Através da Federação Espírita Brasileira - FEB, Ismael aproximou-se de Francisco Cândido Xavier, o famoso médium de Uberaba, MG, e ditou-lhe uma obra que seria o corolário do "Trono de Deus" na Terra: "Brasil, Coração do Mundo, Pátria do Evangelho". Embora com o nome do respeitável Humberto de Campos (Irmão X) para impor-se com mais facilidade, as idéias exaradas são as mesmas. Qualquer observador que lê "Lázaro Redivivo" e "Brasil, Coração do Mundo, Pátria do Evangelho" nota que eles foram escritos por dois Espíritos de características diferentes, principalmente quanto ao caráter. O suposto "Irmão X", do "Coração do Mundo, Pátria do Evangelho", faz pura apologia à FEB, e cria a lenda de Ismael, para deleite de seus seguidores. Foi assim que nasceu o livro que faria os espíritas acreditarem que o Brasil estava destinado a governar o mundo. Por trás dessa obra estava a FEB; atrás dela, o Grupo Ismael e, no invisível, o "anjo" com sua falange.

Em alguns períodos distintos, o "anjo" Ismael exerceu uma influência estranha no trabalho mediúnico de Chico Xavier. As pessoas que o assessoravam não perceberam a presença dessa entidade e deixaram passar nos livros psicografados pelo médium alguns conceitos eminentemente roustainguistas e mesmo certas contradições doutrinárias patentes. O Espírito não se importou de assinar algumas comunicações com os nomes do eminente Emmanuel e mesmo do pródigo André Luiz.

No livro "O Consolador", o Espírito comete um erro primário: diz que não recomenda a ninguém que se faça evocações (como na Igreja) e que seria mais seguro esperar que as manifestações ocorressem espontaneamente. Mal sabia que o Codificador havia dito justamente o contrário, que as comunicações espontâneas é que são as mais perigosas. E não pára aí. Assume uma posição favorável à existência das almas gêmeas, contrariando a teoria básica de "O Livro dos Espíritos". O erro é grosseiro e a FEB trata de corrigi-lo rapidamente.

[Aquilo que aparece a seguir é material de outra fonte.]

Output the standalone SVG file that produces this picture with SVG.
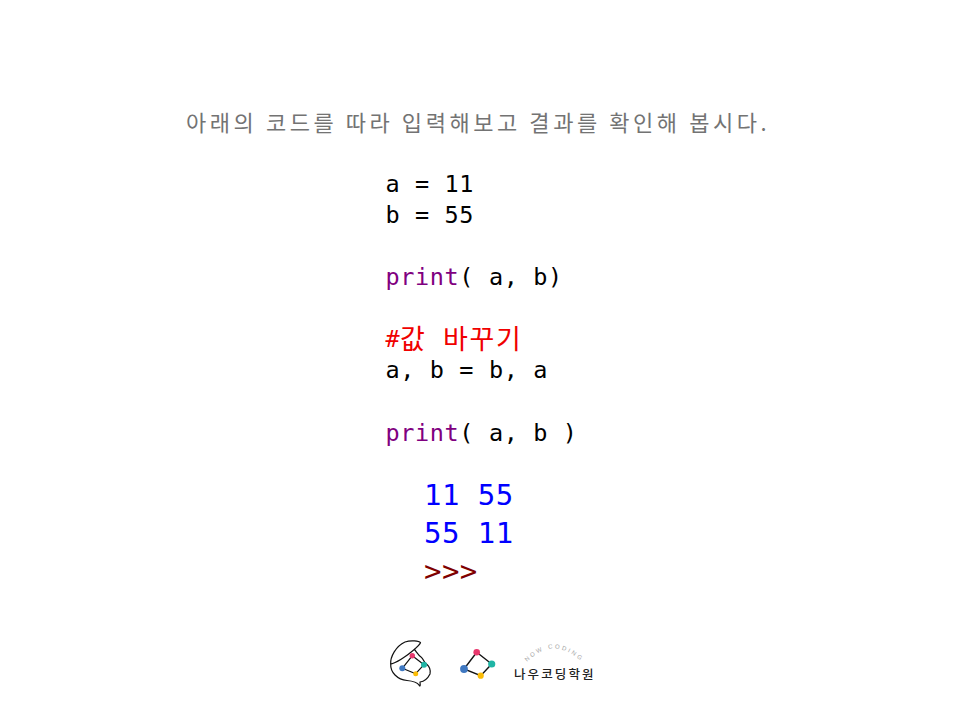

A entidade confunde a localização da sede da memória, dizendo que ela se encontra no perispírito, parafraseando o erro histórico de Gabriel Dellane, contrariando ambos os ensinamentos dos Espíritos superiores.

A força dos livros psicografados, corroborada pela exemplar idoneidade de Francisco Cândido Xavier, tornou-se poderosa alavanca para a expansão das idéias ismaelinas. Formou-se o sistema espírita que conhecemos, com características eminentemente católicas. Hoje, o espírito de Roustaing continua mais presente do que nunca. Pode-se encontrá-lo na mentalidade de algumas federações, nas atitudes passivas dos espíritas, na falta de gosto pelo estudo, no pouco conhecimento doutrinário, nas palavras vazias de oradores pomposos, na política unificacionista (uma versão moderna do "Fora da Igreja não há salvação") e na imprensa espírita com suas gloríolas e ídolos. Os que afirmam não compreender a causa de tantas preocupações com a teoria roustainguista, não percebem que estão mergulhados nela, dirigidos por um sistema espírita entranhado por inércia, comodismo, fantasias e estagnação, emperrando o crescimento espiritual das criaturas.

O sistema de pensamento e investigação desenvolvido por Allan Kardec é o grande ausente no Movimento Espírita. No final de sua vida, o Codificador estava só. Alguns detratores seus, que se diziam espíritas, afirmavam que ele queria apoderar-se da verdade e se fazer dono do Espiritismo. Jean Baptiste Roustaing e seus seguidores estavam entre eles.

Pouco antes de desencarnar, o Codificador começou a preparar instruções para salvaguardar o movimento nascente de falsas interpretações. Não chegou a terminar seu trabalho. Quando se lê seus últimos apontamentos, nota-se, com tristeza, que suas preciosas instruções sobre a condução do Movimento Espírita jamais foram seguidas por seus adeptos. Bom número deles sequer conhece suas obras, instrui-se em livros subsidiários nem sempre idôneos e, frequentemente, é vítima de Espíritos enganadores.

Mudar essa mentalidade vigente, conduzindo parte desses seguidores de Allan Kardec ao encontro das instruções do Codificador do Espiritismo, é tarefa urgente. Espera-se que os espíritas sérios reunam forças em torno desse ideal. Hoje, diversos grupos no país que buscam restabelecer essa base doutrinária.

Na cidade de São José do Rio Preto, Sp, existe o Movimento de Reformas. Sua proposta é a de estimular os centros espíritas a se ajustarem conforme as orientações da Codificação, fazendo com que se instale neles o gosto pelo estudo, pelo raciocínio, pela investigação mediúnica e pelo trabalho metódico.

Nota: Os que não concordam com estes escritos certamente nos julgarão entregues às trevas e a serviço do mal. De nossa parte, continuaremos exercendo nosso direito de livre exame, analisando fatos, tirando conclusões, como discípulos da escola kardequiana que somos.